Records supplied:
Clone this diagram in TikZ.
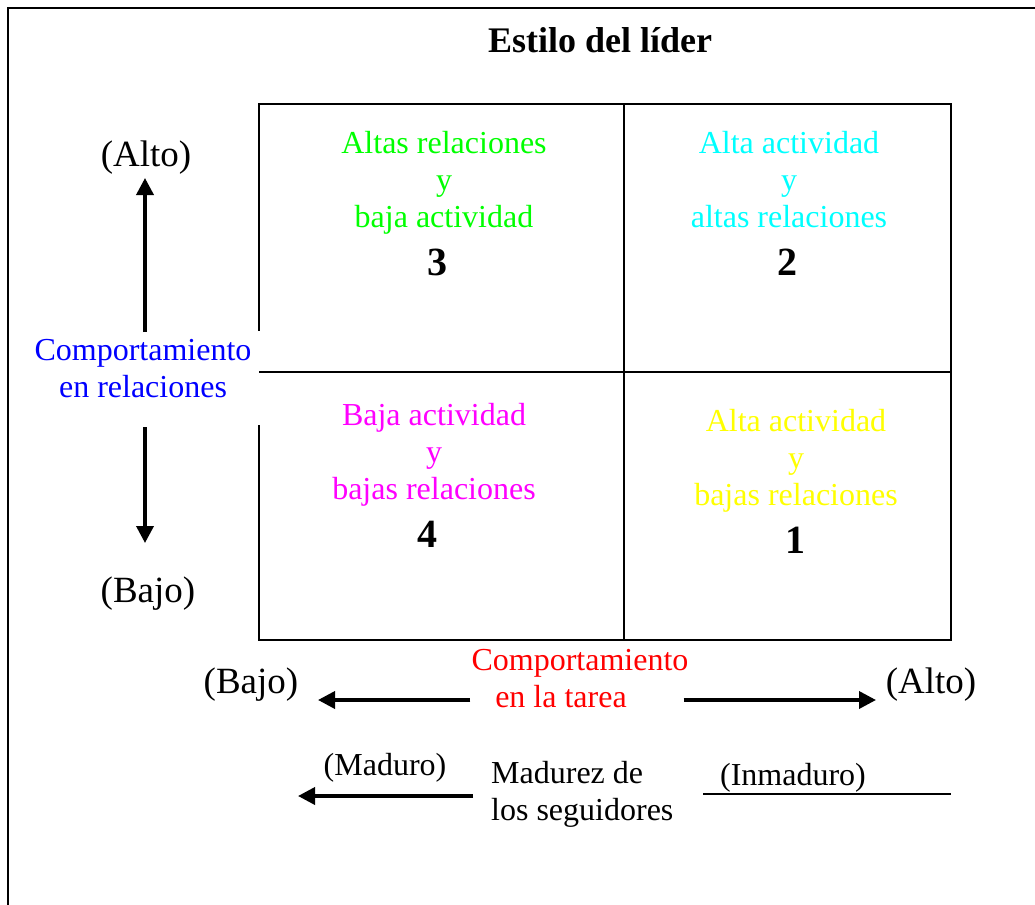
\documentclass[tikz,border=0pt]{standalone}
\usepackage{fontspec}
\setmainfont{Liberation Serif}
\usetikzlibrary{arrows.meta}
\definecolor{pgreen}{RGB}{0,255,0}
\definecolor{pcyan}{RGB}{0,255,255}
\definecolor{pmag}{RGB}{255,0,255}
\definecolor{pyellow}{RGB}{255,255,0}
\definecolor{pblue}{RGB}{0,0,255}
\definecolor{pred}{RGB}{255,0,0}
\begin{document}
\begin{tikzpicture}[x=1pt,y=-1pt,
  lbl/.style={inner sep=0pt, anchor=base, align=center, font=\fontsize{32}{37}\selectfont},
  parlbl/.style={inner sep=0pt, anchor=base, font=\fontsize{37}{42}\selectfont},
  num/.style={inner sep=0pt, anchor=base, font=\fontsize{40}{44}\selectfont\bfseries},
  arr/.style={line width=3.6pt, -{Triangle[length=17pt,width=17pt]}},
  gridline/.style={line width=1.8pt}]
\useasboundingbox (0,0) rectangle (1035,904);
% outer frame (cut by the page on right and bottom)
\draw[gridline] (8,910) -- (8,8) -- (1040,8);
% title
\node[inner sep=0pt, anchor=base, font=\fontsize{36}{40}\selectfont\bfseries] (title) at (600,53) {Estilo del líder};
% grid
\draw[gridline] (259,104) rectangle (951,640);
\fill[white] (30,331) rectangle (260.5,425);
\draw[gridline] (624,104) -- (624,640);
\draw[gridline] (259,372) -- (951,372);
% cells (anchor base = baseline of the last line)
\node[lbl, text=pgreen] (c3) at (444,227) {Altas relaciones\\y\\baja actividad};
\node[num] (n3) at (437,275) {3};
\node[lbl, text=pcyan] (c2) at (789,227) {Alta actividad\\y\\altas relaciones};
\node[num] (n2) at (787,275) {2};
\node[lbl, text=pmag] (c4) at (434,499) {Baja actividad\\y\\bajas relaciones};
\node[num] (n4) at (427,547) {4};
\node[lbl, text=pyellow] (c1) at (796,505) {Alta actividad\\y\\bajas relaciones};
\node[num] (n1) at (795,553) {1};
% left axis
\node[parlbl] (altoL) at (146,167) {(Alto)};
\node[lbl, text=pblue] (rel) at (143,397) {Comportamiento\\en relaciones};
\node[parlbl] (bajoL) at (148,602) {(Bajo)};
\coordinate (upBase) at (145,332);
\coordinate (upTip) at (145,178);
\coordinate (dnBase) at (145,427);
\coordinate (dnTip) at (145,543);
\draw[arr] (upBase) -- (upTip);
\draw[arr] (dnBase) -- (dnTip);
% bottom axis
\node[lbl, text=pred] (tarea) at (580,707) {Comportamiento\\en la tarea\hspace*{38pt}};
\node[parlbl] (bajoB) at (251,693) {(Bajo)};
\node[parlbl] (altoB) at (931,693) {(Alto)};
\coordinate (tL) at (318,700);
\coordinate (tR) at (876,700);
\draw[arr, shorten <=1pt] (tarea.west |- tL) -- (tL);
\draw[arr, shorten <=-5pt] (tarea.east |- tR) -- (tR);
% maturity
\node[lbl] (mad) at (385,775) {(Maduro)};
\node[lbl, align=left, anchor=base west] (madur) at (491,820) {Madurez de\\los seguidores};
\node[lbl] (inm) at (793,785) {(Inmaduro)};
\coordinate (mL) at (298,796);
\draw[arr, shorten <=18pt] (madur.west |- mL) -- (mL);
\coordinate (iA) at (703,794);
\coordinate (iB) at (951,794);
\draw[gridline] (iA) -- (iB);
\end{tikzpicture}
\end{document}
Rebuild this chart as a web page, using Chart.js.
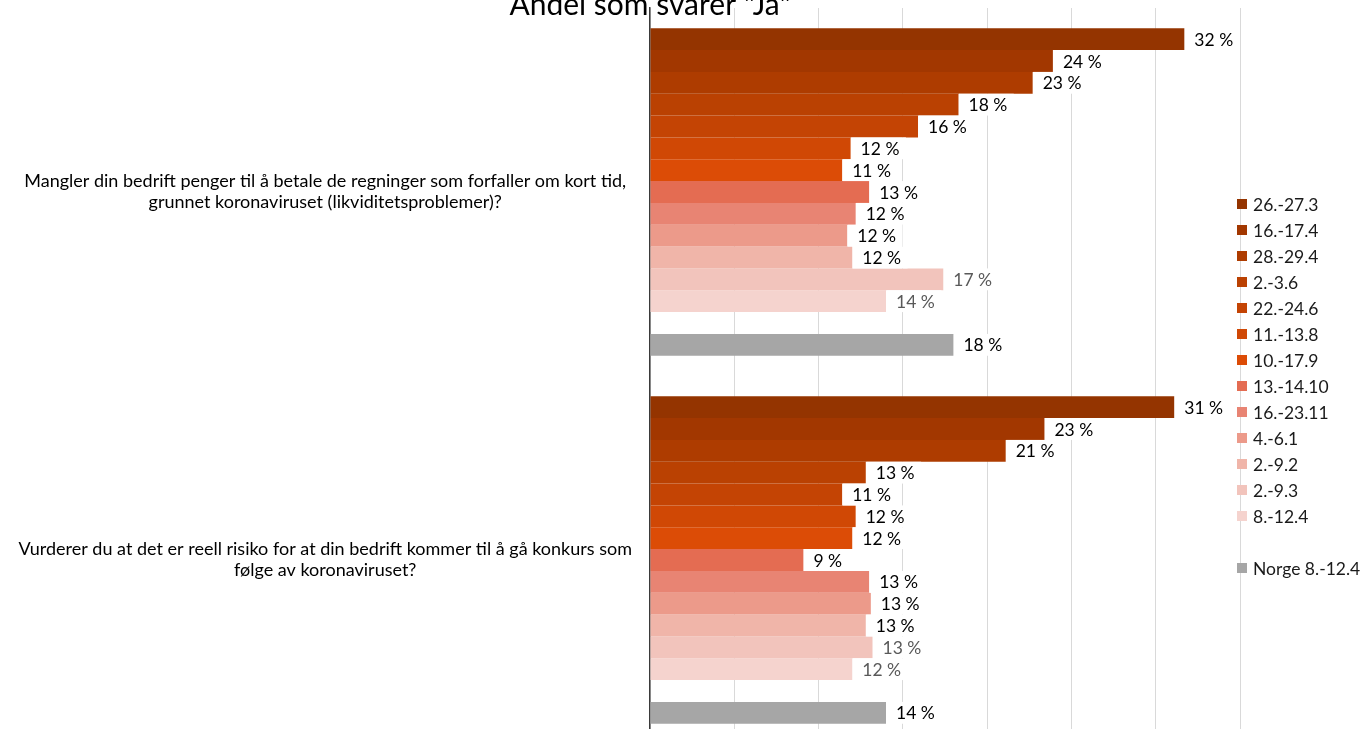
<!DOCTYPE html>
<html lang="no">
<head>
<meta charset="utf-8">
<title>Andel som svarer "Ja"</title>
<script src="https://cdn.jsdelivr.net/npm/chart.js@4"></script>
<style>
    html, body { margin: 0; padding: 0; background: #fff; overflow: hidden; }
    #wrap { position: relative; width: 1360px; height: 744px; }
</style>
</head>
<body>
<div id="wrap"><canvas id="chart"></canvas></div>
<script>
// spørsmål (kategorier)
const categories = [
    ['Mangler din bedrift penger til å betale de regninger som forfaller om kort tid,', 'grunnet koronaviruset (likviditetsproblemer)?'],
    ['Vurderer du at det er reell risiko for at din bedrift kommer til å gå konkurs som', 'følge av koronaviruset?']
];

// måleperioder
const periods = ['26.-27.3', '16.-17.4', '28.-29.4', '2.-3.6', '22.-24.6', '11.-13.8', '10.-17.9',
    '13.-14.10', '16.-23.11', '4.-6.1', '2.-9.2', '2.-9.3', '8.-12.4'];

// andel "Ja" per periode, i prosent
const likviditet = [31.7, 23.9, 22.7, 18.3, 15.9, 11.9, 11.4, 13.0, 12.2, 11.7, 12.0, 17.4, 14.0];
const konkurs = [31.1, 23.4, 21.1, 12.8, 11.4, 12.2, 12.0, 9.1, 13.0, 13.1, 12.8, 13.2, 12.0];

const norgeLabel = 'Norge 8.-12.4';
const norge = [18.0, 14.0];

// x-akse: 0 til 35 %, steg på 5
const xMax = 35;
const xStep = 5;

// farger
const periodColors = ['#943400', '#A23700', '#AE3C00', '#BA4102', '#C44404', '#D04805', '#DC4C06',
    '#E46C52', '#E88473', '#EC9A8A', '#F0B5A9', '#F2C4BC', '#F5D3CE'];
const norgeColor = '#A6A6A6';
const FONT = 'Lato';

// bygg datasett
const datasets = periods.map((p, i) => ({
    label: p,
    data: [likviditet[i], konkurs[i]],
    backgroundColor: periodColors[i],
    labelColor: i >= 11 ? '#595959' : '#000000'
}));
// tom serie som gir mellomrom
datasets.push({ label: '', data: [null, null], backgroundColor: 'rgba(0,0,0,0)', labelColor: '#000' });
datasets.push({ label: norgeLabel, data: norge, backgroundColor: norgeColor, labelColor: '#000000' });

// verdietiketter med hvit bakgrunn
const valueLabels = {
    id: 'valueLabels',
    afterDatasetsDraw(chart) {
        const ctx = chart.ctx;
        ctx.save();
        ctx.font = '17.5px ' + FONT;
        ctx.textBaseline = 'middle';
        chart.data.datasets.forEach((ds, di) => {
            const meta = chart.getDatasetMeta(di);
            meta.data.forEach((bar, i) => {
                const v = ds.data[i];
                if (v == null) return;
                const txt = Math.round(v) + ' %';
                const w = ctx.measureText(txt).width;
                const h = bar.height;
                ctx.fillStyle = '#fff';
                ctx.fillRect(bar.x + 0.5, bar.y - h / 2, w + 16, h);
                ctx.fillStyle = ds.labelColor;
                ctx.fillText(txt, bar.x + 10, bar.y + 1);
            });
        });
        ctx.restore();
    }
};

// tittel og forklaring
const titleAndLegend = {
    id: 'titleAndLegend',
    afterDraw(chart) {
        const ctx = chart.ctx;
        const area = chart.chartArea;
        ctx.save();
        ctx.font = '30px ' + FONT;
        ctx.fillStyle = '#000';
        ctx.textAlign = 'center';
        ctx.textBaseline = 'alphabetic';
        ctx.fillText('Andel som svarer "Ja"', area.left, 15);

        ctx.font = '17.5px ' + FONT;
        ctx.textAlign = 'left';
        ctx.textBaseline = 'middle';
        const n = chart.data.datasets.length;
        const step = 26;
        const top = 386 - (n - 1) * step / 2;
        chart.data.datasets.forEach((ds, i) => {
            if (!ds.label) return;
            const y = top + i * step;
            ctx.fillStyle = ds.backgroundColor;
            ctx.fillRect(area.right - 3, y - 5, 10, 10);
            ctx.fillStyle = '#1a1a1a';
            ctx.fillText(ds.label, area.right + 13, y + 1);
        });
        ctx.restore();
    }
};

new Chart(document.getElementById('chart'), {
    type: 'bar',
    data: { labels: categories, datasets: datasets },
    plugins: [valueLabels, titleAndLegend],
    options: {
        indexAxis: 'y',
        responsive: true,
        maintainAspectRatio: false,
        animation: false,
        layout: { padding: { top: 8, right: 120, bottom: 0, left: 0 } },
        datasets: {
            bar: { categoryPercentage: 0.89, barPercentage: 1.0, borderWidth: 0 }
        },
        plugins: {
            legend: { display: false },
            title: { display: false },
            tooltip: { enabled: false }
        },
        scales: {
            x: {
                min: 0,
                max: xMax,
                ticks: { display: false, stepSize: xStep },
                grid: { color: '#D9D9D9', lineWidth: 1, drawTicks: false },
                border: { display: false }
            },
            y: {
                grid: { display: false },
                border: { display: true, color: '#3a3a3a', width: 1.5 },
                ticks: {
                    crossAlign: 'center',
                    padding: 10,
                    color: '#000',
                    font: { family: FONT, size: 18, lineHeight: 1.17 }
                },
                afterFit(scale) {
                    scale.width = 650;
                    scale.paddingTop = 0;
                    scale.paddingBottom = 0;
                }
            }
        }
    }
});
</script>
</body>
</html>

Task objective: Gather each line from the listing above that holds "this".

Final answer:
Clone this diagram in TikZ.
Rebuild this chart as a web page, using Chart.js.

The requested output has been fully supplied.